→ DATA EXTRACT

Begin

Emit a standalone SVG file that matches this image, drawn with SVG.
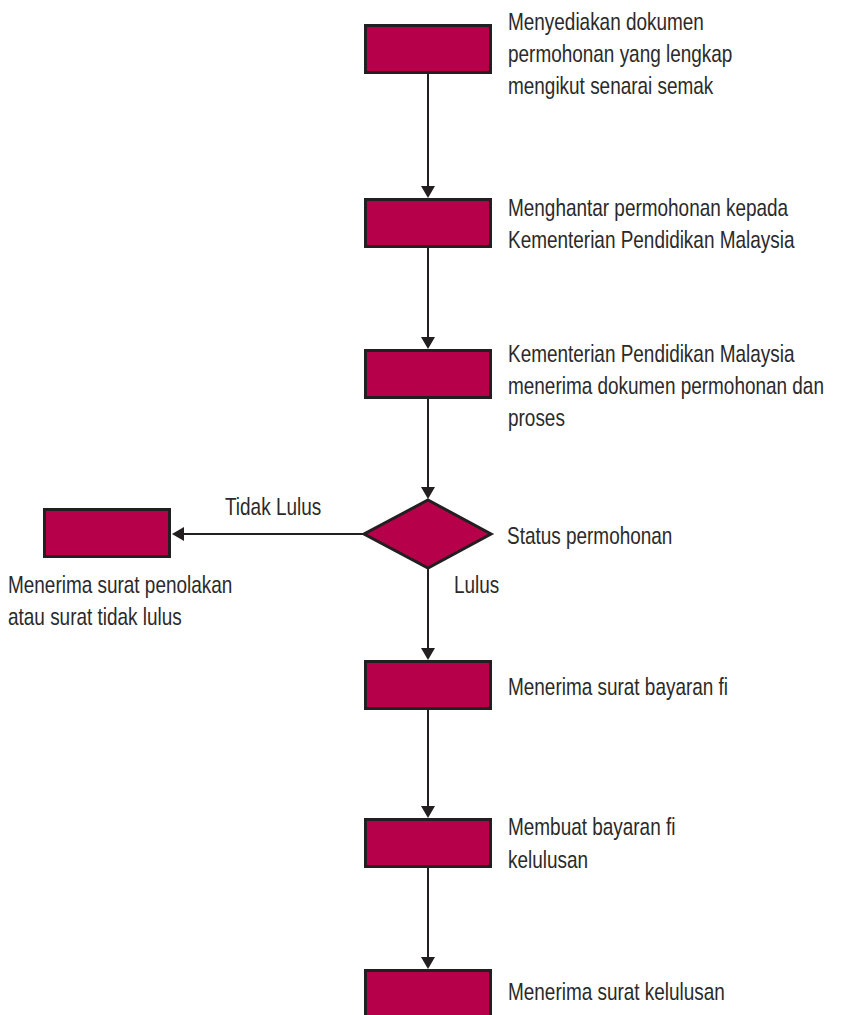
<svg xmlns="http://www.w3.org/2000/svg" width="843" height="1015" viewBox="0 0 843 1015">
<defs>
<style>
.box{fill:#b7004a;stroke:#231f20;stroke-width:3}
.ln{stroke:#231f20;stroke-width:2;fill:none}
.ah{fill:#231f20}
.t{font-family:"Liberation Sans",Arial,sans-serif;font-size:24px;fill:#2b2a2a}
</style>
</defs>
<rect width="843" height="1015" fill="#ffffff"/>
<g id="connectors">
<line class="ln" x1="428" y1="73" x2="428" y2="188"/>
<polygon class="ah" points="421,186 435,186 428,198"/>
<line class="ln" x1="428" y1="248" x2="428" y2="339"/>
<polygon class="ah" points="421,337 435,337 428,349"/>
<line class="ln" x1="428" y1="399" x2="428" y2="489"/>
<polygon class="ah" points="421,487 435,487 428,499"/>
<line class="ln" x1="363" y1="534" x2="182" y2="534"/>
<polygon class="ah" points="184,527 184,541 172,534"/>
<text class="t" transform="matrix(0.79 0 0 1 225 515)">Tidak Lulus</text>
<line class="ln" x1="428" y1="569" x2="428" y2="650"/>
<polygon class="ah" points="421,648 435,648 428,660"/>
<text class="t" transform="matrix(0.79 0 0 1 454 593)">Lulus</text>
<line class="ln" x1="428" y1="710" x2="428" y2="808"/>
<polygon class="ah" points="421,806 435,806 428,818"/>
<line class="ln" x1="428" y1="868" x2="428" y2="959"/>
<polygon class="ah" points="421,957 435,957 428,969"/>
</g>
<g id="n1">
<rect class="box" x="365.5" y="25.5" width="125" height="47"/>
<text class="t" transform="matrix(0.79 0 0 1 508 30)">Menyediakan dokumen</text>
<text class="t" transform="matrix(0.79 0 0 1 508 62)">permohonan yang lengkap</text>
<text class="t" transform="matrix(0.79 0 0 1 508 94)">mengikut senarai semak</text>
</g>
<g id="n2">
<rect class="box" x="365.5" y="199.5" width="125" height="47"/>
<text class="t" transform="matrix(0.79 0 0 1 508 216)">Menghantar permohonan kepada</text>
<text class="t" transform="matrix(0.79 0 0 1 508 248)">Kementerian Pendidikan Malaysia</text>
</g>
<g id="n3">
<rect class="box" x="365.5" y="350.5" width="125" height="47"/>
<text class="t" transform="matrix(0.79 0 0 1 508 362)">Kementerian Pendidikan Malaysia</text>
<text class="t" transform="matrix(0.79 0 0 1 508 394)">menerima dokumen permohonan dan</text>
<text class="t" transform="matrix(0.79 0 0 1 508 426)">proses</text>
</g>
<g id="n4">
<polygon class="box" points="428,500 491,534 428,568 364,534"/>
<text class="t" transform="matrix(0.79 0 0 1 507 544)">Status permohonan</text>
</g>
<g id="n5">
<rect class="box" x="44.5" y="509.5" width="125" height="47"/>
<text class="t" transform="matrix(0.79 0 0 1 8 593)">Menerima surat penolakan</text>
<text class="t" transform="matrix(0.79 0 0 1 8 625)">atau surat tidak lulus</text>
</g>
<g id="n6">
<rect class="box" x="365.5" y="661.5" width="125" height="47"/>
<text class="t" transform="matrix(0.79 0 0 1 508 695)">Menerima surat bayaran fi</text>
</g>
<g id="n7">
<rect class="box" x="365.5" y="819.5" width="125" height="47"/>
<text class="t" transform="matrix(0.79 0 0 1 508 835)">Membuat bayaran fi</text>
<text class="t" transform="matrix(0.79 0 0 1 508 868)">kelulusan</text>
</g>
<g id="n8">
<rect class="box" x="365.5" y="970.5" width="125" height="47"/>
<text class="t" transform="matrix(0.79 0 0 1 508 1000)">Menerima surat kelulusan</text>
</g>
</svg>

End

Quote the preceding listing precisely and completely, omitting its images.

Emit a standalone SVG file that matches this image, drawn with SVG.
<svg xmlns="http://www.w3.org/2000/svg" width="843" height="1015" viewBox="0 0 843 1015">
<defs>
<style>
.box{fill:#b7004a;stroke:#231f20;stroke-width:3}
.ln{stroke:#231f20;stroke-width:2;fill:none}
.ah{fill:#231f20}
.t{font-family:"Liberation Sans",Arial,sans-serif;font-size:24px;fill:#2b2a2a}
</style>
</defs>
<rect width="843" height="1015" fill="#ffffff"/>
<g id="connectors">
<line class="ln" x1="428" y1="73" x2="428" y2="188"/>
<polygon class="ah" points="421,186 435,186 428,198"/>
<line class="ln" x1="428" y1="248" x2="428" y2="339"/>
<polygon class="ah" points="421,337 435,337 428,349"/>
<line class="ln" x1="428" y1="399" x2="428" y2="489"/>
<polygon class="ah" points="421,487 435,487 428,499"/>
<line class="ln" x1="363" y1="534" x2="182" y2="534"/>
<polygon class="ah" points="184,527 184,541 172,534"/>
<text class="t" transform="matrix(0.79 0 0 1 225 515)">Tidak Lulus</text>
<line class="ln" x1="428" y1="569" x2="428" y2="650"/>
<polygon class="ah" points="421,648 435,648 428,660"/>
<text class="t" transform="matrix(0.79 0 0 1 454 593)">Lulus</text>
<line class="ln" x1="428" y1="710" x2="428" y2="808"/>
<polygon class="ah" points="421,806 435,806 428,818"/>
<line class="ln" x1="428" y1="868" x2="428" y2="959"/>
<polygon class="ah" points="421,957 435,957 428,969"/>
</g>
<g id="n1">
<rect class="box" x="365.5" y="25.5" width="125" height="47"/>
<text class="t" transform="matrix(0.79 0 0 1 508 30)">Menyediakan dokumen</text>
<text class="t" transform="matrix(0.79 0 0 1 508 62)">permohonan yang lengkap</text>
<text class="t" transform="matrix(0.79 0 0 1 508 94)">mengikut senarai semak</text>
</g>
<g id="n2">
<rect class="box" x="365.5" y="199.5" width="125" height="47"/>
<text class="t" transform="matrix(0.79 0 0 1 508 216)">Menghantar permohonan kepada</text>
<text class="t" transform="matrix(0.79 0 0 1 508 248)">Kementerian Pendidikan Malaysia</text>
</g>
<g id="n3">
<rect class="box" x="365.5" y="350.5" width="125" height="47"/>
<text class="t" transform="matrix(0.79 0 0 1 508 362)">Kementerian Pendidikan Malaysia</text>
<text class="t" transform="matrix(0.79 0 0 1 508 394)">menerima dokumen permohonan dan</text>
<text class="t" transform="matrix(0.79 0 0 1 508 426)">proses</text>
</g>
<g id="n4">
<polygon class="box" points="428,500 491,534 428,568 364,534"/>
<text class="t" transform="matrix(0.79 0 0 1 507 544)">Status permohonan</text>
</g>
<g id="n5">
<rect class="box" x="44.5" y="509.5" width="125" height="47"/>
<text class="t" transform="matrix(0.79 0 0 1 8 593)">Menerima surat penolakan</text>
<text class="t" transform="matrix(0.79 0 0 1 8 625)">atau surat tidak lulus</text>
</g>
<g id="n6">
<rect class="box" x="365.5" y="661.5" width="125" height="47"/>
<text class="t" transform="matrix(0.79 0 0 1 508 695)">Menerima surat bayaran fi</text>
</g>
<g id="n7">
<rect class="box" x="365.5" y="819.5" width="125" height="47"/>
<text class="t" transform="matrix(0.79 0 0 1 508 835)">Membuat bayaran fi</text>
<text class="t" transform="matrix(0.79 0 0 1 508 868)">kelulusan</text>
</g>
<g id="n8">
<rect class="box" x="365.5" y="970.5" width="125" height="47"/>
<text class="t" transform="matrix(0.79 0 0 1 508 1000)">Menerima surat kelulusan</text>
</g>
</svg>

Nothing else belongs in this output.